Claro que seria impreciso colocar de fora o facto de este presidente estar a “pôr a casa em ordem” e de trazer união aos sportinguistas (união, essa, que eles tanto gostam de negar que alguma vez tenha deixado de existir, embora todos saibamos que são as crises que unem as pessoas, e não os momentos de júbilo), mas o problema é que um líder deve ser sempre avaliado por aquilo que faz e diz, algo que parece não estar a acontecer no Sporting. Aquilo que Bruno de Carvalho diz é interpretado pelos seus adeptos como verdade absoluta. Os seus devaneios são como pão para a boca, e tanta é a necessidade de respeito e de imposição que a capacidade de filtragem é quase nula. Quando a fome é grande e a batata tem casca ninguém dá uso à faca!
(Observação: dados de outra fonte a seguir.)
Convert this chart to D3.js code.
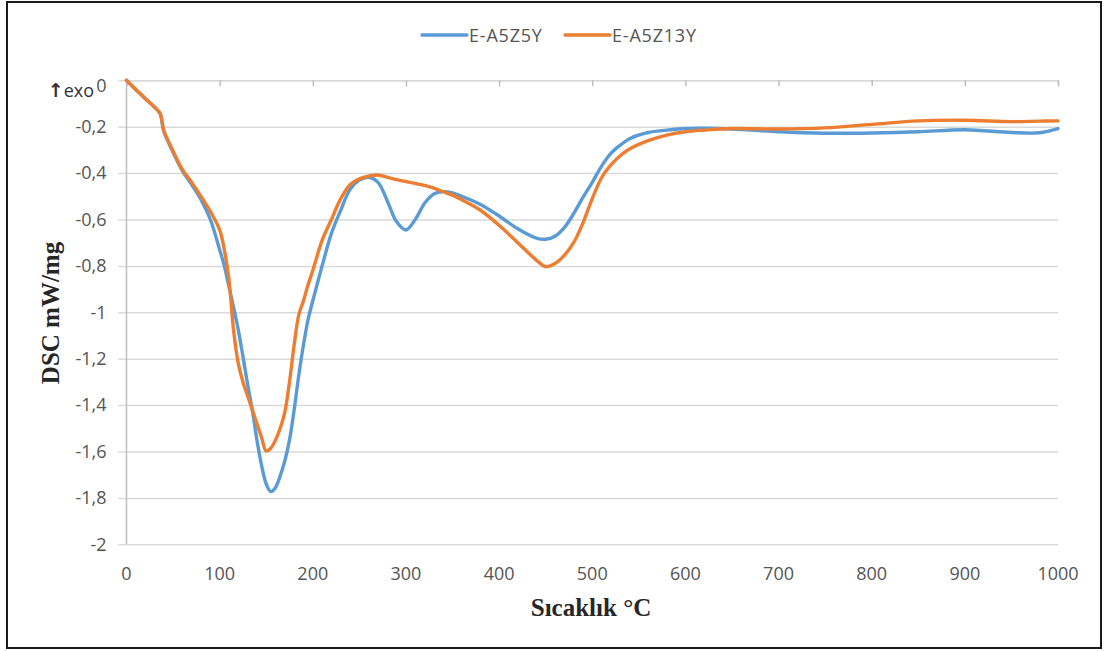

No rescaldo do empate a zero entre Sporting e Nacional, o que mais se via pelas redes sociais eram as insinuações dos adeptos leoninos sobre os planos de Pinto da Costa e de Luís Filipe Vieira para este campeonato. Esta ideia não surgiu do futebol, mas sim dos interesses que o rodeiam. E assim, cada vez mais, deixa de se discutir futebol, de se falar do jogo jogado, dos jogadores, dos grandes lances, dos erros, das más decisões tácticas, das substituições que ninguém entende, para se dar lugar à lamentação e à insinuação sem qualquer prova ou sentido de causa, sem ser aquela criada por quem diz o que lhe apetece fruto da sua posição hierárquica e mediática.
O que começou por ser “dois contra um” passou a ser “um contra dois”. O papel que pertencia, maioritariamente, ao Benfica, tem agora um outro protagonista. E, aparentemente, a liderança do Sporting parece “preocupar” muita gente. Dos outros não falo, mas a mim sei que só uma coisa me preocupa: o Porto e o seu futebol. Quem diz que os outros ficam preocupados só porque tem sido o melhor ultimamente, ou tem complexos de grandeza ou de inferioridade.